[What is being asked]
Exactly as written, write out the lines below from the first to the one containing "ax = fig.add_axes([0.1442, 0.1108, 0.8038, 0.878])", inclusive. Pictures do not belong in the copy.
-- Start Given data --
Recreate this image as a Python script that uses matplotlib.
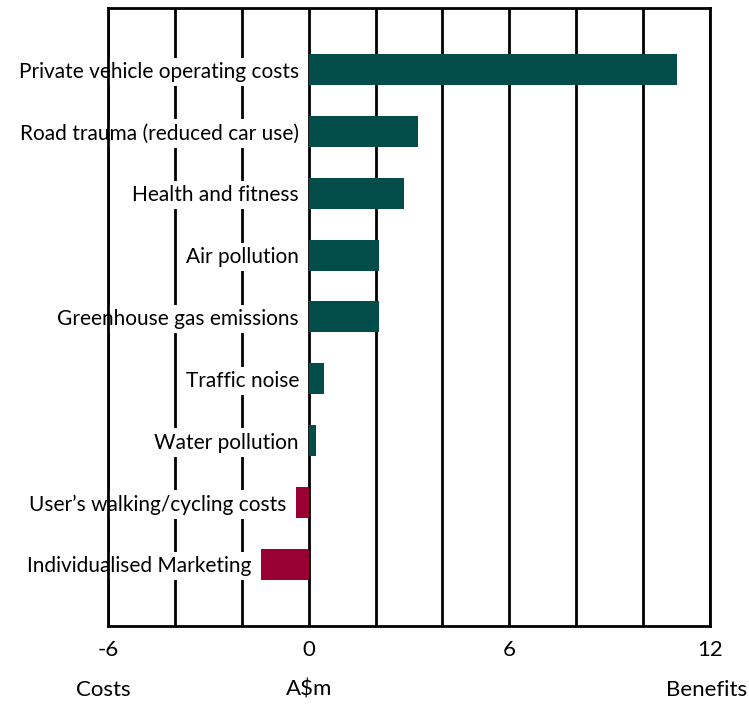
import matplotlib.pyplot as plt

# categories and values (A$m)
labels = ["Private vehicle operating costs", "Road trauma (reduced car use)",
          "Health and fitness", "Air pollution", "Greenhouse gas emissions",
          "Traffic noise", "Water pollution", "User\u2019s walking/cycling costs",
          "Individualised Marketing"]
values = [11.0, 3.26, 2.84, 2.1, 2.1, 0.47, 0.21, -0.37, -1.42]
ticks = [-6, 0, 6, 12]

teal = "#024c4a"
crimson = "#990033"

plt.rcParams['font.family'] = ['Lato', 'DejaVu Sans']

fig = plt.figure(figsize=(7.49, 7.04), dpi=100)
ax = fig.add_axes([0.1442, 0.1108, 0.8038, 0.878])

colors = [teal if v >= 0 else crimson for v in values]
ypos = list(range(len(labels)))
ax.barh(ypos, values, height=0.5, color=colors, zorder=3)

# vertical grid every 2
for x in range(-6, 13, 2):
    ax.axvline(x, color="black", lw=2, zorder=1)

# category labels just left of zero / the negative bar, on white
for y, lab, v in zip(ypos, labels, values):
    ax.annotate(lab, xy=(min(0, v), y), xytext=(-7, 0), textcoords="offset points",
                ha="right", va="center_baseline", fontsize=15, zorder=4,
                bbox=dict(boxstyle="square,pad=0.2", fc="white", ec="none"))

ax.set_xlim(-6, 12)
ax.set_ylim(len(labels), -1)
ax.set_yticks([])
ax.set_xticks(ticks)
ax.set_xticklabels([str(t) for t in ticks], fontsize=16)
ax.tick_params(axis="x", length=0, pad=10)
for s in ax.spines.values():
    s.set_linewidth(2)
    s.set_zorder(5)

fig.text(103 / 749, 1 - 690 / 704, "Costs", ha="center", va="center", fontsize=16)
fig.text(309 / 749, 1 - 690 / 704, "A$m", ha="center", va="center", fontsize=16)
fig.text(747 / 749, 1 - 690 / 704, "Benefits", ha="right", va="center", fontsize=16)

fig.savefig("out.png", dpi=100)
-- End Given data --
[Written response]
Recreate this image as a Python script that uses matplotlib.
import matplotlib.pyplot as plt

# categories and values (A$m)
labels = ["Private vehicle operating costs", "Road trauma (reduced car use)",
          "Health and fitness", "Air pollution", "Greenhouse gas emissions",
          "Traffic noise", "Water pollution", "User\u2019s walking/cycling costs",
          "Individualised Marketing"]
values = [11.0, 3.26, 2.84, 2.1, 2.1, 0.47, 0.21, -0.37, -1.42]
ticks = [-6, 0, 6, 12]

teal = "#024c4a"
crimson = "#990033"

plt.rcParams['font.family'] = ['Lato', 'DejaVu Sans']

fig = plt.figure(figsize=(7.49, 7.04), dpi=100)
ax = fig.add_axes([0.1442, 0.1108, 0.8038, 0.878])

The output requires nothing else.